If you could suddenly be allowed to travel again after months of quarantine and shutdowns, would you? With mere weeks separating Maltese people from that reality, that question has dominated conversations (and heated arguments) nationwide in the last 24 hours.
Yesterday afternoon, the government announced that, following the cautious reopening of Malta’s airport on 1st July to fly passengers to and from some 19 different regions, the island is set to reopen its doors to the remaining destinations as of 15th July.
To some, the announcement didn’t really matter much; they weren’t planning on flying out anyway, and this didn’t really sway them. Others saw it as a grim warning of some incoming wave of infections. Meanwhile, others couldn’t wait to get on the first flight out of here.
In a Lovin Malta poll published yesterday afternoon to which over 5,000 people responded, some 60% of people said they don’t plan on travelling overseas before the end of 2020.
In the comments section, however, the situation looked very balanced, with heated debates and passionate comments arguing in favour of either side.
“I love Malta with all my heart, and there’s no place on Earth I would rather be, but I think it’s too early to fly,” one person commented. “See you next year beautiful Malta and Gozo.”
“I can’t wait to come back to Malta but have rescheduled to next April to be on safe side but if UK allowed in hoping for a sneaky week with my husband in October this year,” another followed… only to be shut down by one person saying, “I hope they are not allowed until they have a major decrease in virus cases.”

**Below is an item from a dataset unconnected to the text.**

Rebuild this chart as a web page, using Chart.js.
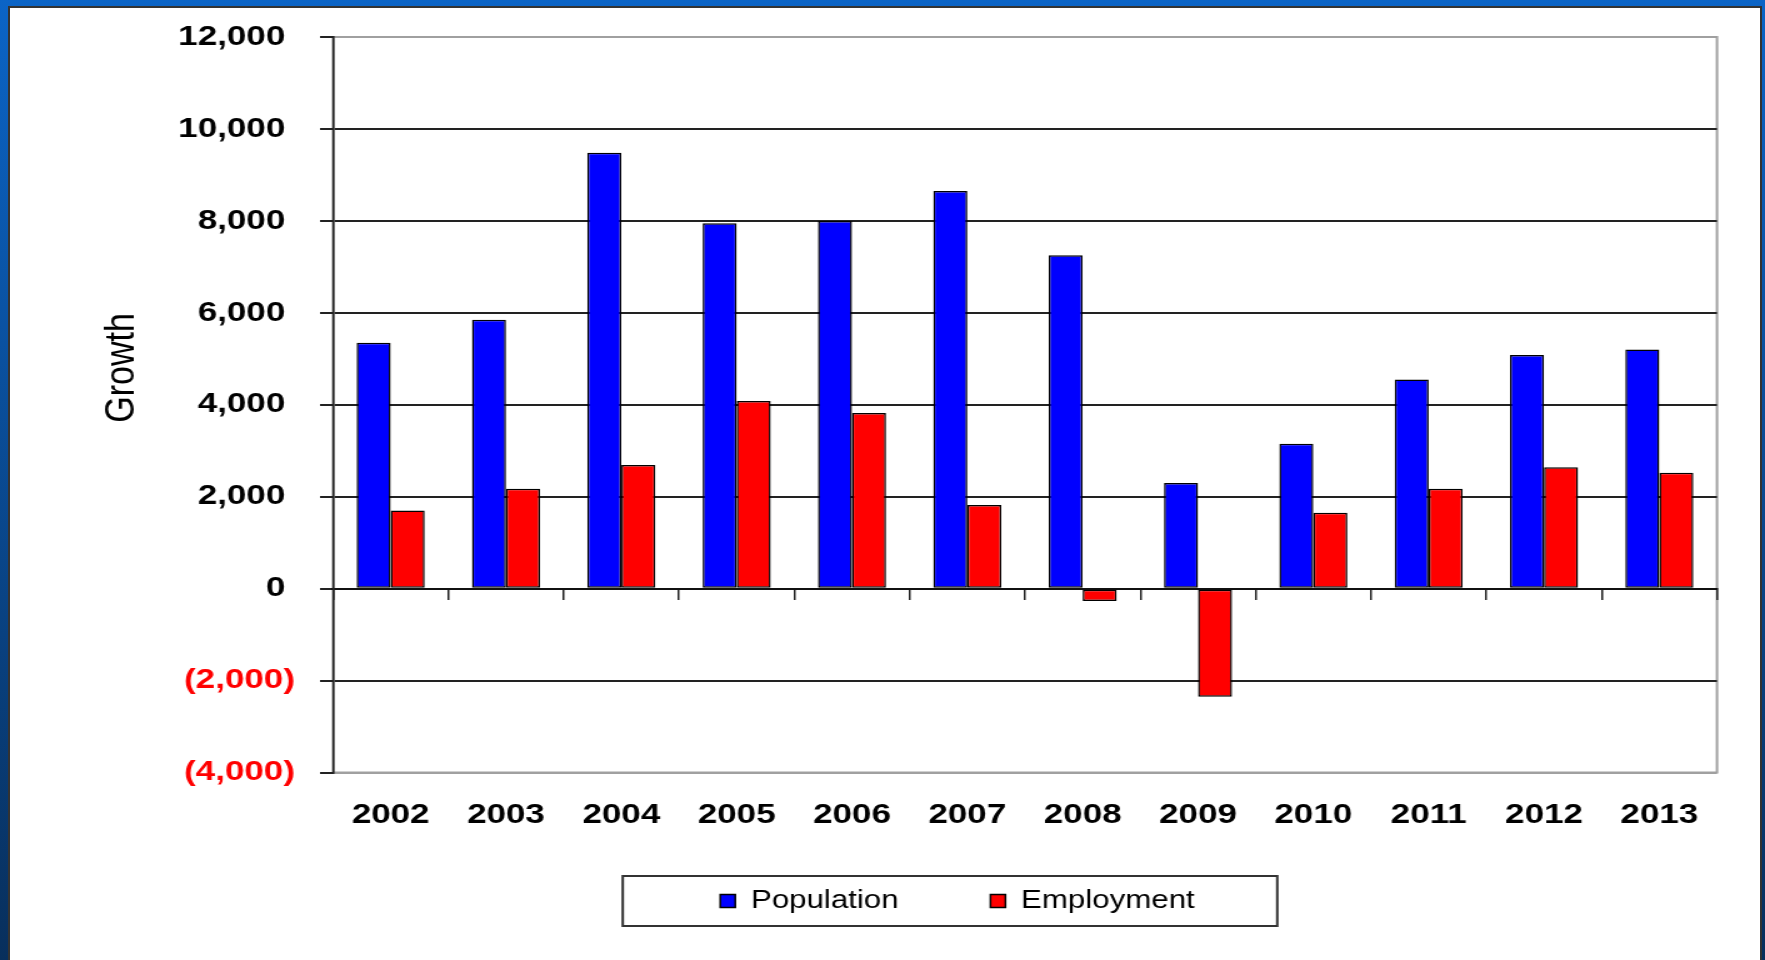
<!DOCTYPE html>
<html>
<head>
<meta charset="utf-8">
<script src="https://cdn.jsdelivr.net/npm/chart.js@4.4.1/dist/chart.umd.min.js"></script>
<style>
  html, body { margin: 0; padding: 0; }
  body {
    width: 1765px; height: 960px; overflow: hidden; position: relative;
    background: linear-gradient(#0b64c6, #082f5c);
  }
  #frame {
    position: absolute; left: 8px; top: 6px; width: 1750px; height: 970px;
    background: #fff; border: 2px solid #333;
  }
  /* the original picture is stretched sideways, so draw narrow and stretch */
  #wrap {
    position: absolute; left: 0; top: 0; width: 1412px; height: 960px;
    transform: scaleX(1.25); transform-origin: 0 0;
  }
</style>
</head>
<body>
<div id="frame"></div>
<div id="wrap"><canvas id="chart"></canvas></div>
<script>
const years = ['2002', '2003', '2004', '2005', '2006', '2007', '2008', '2009', '2010', '2011', '2012', '2013'];
const population = [5350, 5850, 9480, 7950, 8000, 8650, 7250, 2300, 3150, 4550, 5080, 5200];
const employment = [1700, 2170, 2690, 4080, 3820, 1820, -270, -2350, 1650, 2170, 2640, 2520];

const yMin = -4000;
const yMax = 12000;
const yStep = 2000;
const yTitle = 'Growth';

const FONT = "'Liberation Sans', Arial, sans-serif";

function fmtTick(v) {
    const s = Math.abs(v).toLocaleString('en-US');
    return v < 0 ? '(' + s + ')' : s + ' ';
}

// grey frame round the plot area
const plotFrame = {
    id: 'plotFrame',
    beforeDraw(chart) {
        const {ctx, chartArea: a} = chart;
        ctx.save();
        ctx.strokeStyle = '#a0a0a0';
        ctx.lineWidth = 2;
        ctx.strokeRect(a.left, a.top, a.right - a.left, a.bottom - a.top);
        ctx.restore();
    }
};

// excel puts the axis title a bit above the middle
const axisTitle = {
    id: 'axisTitle',
    afterDraw(chart) {
        const {ctx, chartArea: a} = chart;
        ctx.save();
        ctx.translate(98, a.top + (a.bottom - a.top) * 0.45);
        ctx.rotate(-Math.PI / 2);
        ctx.font = '34px ' + FONT;
        ctx.fillStyle = '#000';
        ctx.textAlign = 'center';
        ctx.textBaseline = 'middle';
        ctx.fillText(yTitle, 0, 0);
        ctx.restore();
    }
};

// legend sits a little higher than the layout puts it
const legendShift = {
    id: 'legendShift',
    afterLayout(chart) {
        chart.legend.top -= 19.5;
        chart.legend.bottom -= 19.5;
    }
};

// box round the legend like the excel one
const legendBox = {
    id: 'legendBox',
    afterDraw(chart) {
        const boxes = chart.legend.legendHitBoxes;
        if (!boxes || !boxes.length) return;
        const left = Math.min(...boxes.map(b => b.left)) - 78;
        const right = Math.max(...boxes.map(b => b.left + b.width)) + 66;
        const mid = boxes[0].top + boxes[0].height / 2;
        const ctx = chart.ctx;
        ctx.save();
        ctx.strokeStyle = '#333';
        ctx.lineWidth = 2;
        ctx.strokeRect(left, mid - 25, right - left, 50);
        ctx.restore();
    }
};

new Chart(document.getElementById('chart'), {
    type: 'bar',
    data: {
        labels: years,
        datasets: [{
            label: 'Population',
            data: population,
            backgroundColor: '#0000ff',
            borderColor: '#000',
            borderWidth: 1.5,
            borderSkipped: false
        }, {
            label: 'Employment',
            data: employment,
            backgroundColor: '#ff0000',
            borderColor: '#000',
            borderWidth: 1.5,
            borderSkipped: false
        }]
    },
    options: {
        responsive: true,
        maintainAspectRatio: false,
        animation: false,
        datasets: {
            bar: { categoryPercentage: 0.59, barPercentage: 1 }
        },
        layout: {
            padding: { left: 120, right: 0, top: 37, bottom: 17 }
        },
        scales: {
            x: {
                position: 'bottom',
                offset: true,
                grid: { display: false, drawTicks: false },
                border: { display: false },
                ticks: {
                    padding: 26,
                    color: '#000',
                    font: { family: FONT, size: 28, weight: 'bold' }
                },
                afterFit(scale) { scale.height = 62; }
            },
            x2: {
                type: 'category',
                position: { y: 0 },
                offset: true,
                grid: {
                    offset: true,
                    drawOnChartArea: false,
                    drawTicks: true,
                    tickLength: 10,
                    color: '#222',
                    lineWidth: 1.5
                },
                border: { color: '#111', width: 2 },
                ticks: { display: false }
            },
            y: {
                min: yMin,
                max: yMax,
                grid: {
                    color: ctx => (ctx.tick && (ctx.tick.value === yMax || ctx.tick.value === yMin)) ? '#a0a0a0' : '#222',
                    tickColor: '#222',
                    lineWidth: 2,
                    tickLength: 10.4
                },
                border: { color: '#222', width: 1.6 },
                ticks: {
                    stepSize: yStep,
                    padding: 20,
                    color: ctx => ctx.tick.value < 0 ? '#ff0000' : '#000',
                    font: { family: FONT, size: 28, weight: 'bold' },
                    callback: v => fmtTick(v)
                },
                afterFit(scale) { scale.width = 146.4; }
            },
            yR: {
                position: 'right',
                grid: { display: false },
                border: { display: false },
                ticks: { display: false },
                afterFit(scale) { scale.width = 38.4; }
            }
        },
        plugins: {
            legend: {
                position: 'bottom',
                labels: {
                    boxWidth: 12,
                    boxHeight: 13,
                    padding: 73.5,
                    color: '#000',
                    font: { family: FONT, size: 25 }
                }
            },
            tooltip: { enabled: false }
        }
    },
    plugins: [plotFrame, axisTitle, legendShift, legendBox]
});
</script>
</body>
</html>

But while some were adamant on playing it safe, others couldn’t be more eager to leave.
“I’ll be on the first flight wherever it takes me,” one person affirmed, with others saying they’ll “definitely” travel this year.
“I can’t wait to fly again,” another chimed in, with one person saying he’s literally “counting the minutes to fly again”.
And even though travelling in 2021 – even January, for that matter – seems to be acceptable by most people, the issue of a holiday anytime in 2020 still appears to be a divisive one.